The history of the zsolnay factory
At the World Exhibition in Antwerp in 1894 and in millennium exhibition in Budapest in 1896, vases with snakes, striated jugs with twisted bodies brought recognition to the factory. A year later, in 1897 in Brussels and in Saint Petersburg the overwhelming Art Nouveau brought great success.
Floral motifs, animal and human shapes, mythological themes appeared on the passionate, romantic, extravagant and sophisticated art pieces. The iridescent eosin technique with its thousand faces enabled a trick of the light on the surface of the ceramics, reminiscent of silk.
In 1900, at the World Exhibition in Paris bringing victory to art nouveau, the Zsolnay factory exhibited a completely new collection. The factory’s Art Nouveau pieces of art were awarded three gold medals. The wide range of products can be illustrated by the fact that there were over one hundred decorative objects with tulip motifs alone.

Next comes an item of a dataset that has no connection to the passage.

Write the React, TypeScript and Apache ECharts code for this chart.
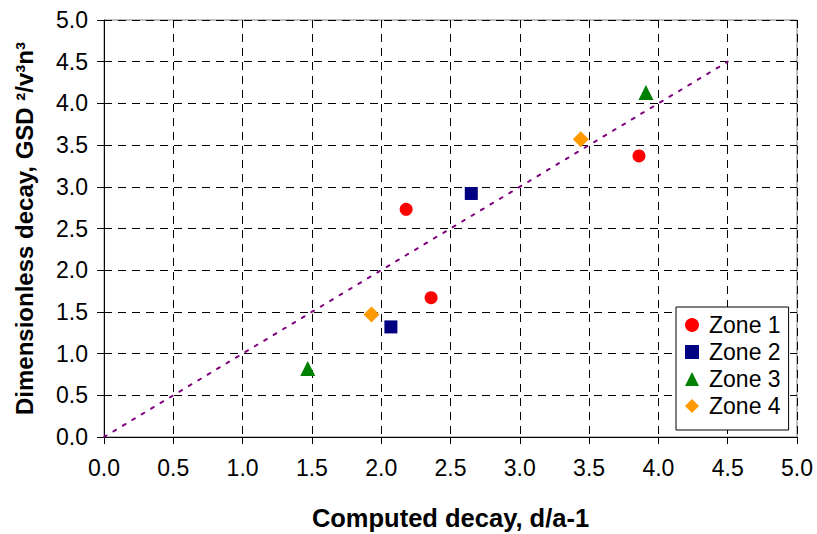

In 1900 Vilmos Zsolnay died, and the factory was taken over by his son, Miklós, who, continuing his father’s heritage, was committed to the form language of Art Nouveau and kept inventing with new forms, decors and glazes.
Miklós Zsolnay was always open to new ideas; his innovative experimental ideas, technological innovations, created, with the help of his trained workers, a quantity of artwork never seen before.